Many of these people love their experience, stay in Quebec and become fluent in French, strengthening and enriching the francophone community. We have been around for 180 years, and French has thrived throughout these years: in fact, the anglophone communities around the university have been declining in numbers.

I can appreciate the motivation to preserve culture and language, but what might happen if Bishop’s, along with every Quebec university, begins to lose out on talent?

If talented students decide it’s too expensive to come and study in Quebec, this will hurt not only our universities, but our society. Quebec has a labour shortage, and we need talent. If our provincial government is interested in decreasing the wealth gap between Quebec and Ontario, it must consider that we need to attract talent and make sure that every member of society feels welcome here. We must ask ourselves: can we afford to make ourselves unattractive to bright students? 

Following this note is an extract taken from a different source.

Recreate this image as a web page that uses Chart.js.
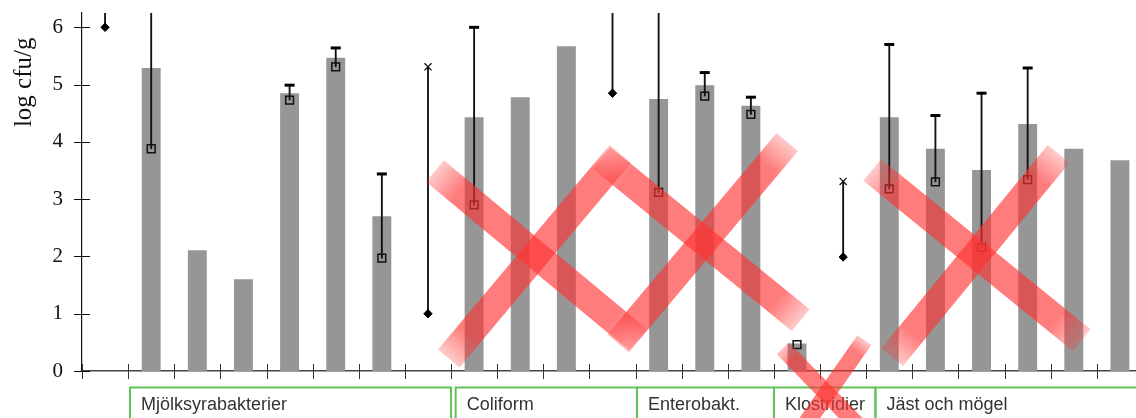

I also think about how Quebec is the outlier here: no other province charges out-of-province students a higher tuition. It would be incredibly detrimental for Quebec to break that trend, and even more so if other provinces begin to retaliate.

You said discussions are ongoing with the provincial government. Are you hopeful that this tuition increase never manifests? 

I cannot predict where this will land, but as long as there are discussions, there is reason for hope. I don’t think we make French stronger by pushing people away. Instead, we need a constructive approach like we’ve proposed, where we’re offering our students an opportunity to gain fluency in French with classes offered in French. 

That approach would benefit everyone, and a positive way to incentivize people to gain more knowledge and choose to stay in the province. We have attracted incredible talent to campus and we want to keep doing that. I hope the government does the right thing. We will have to wait and see.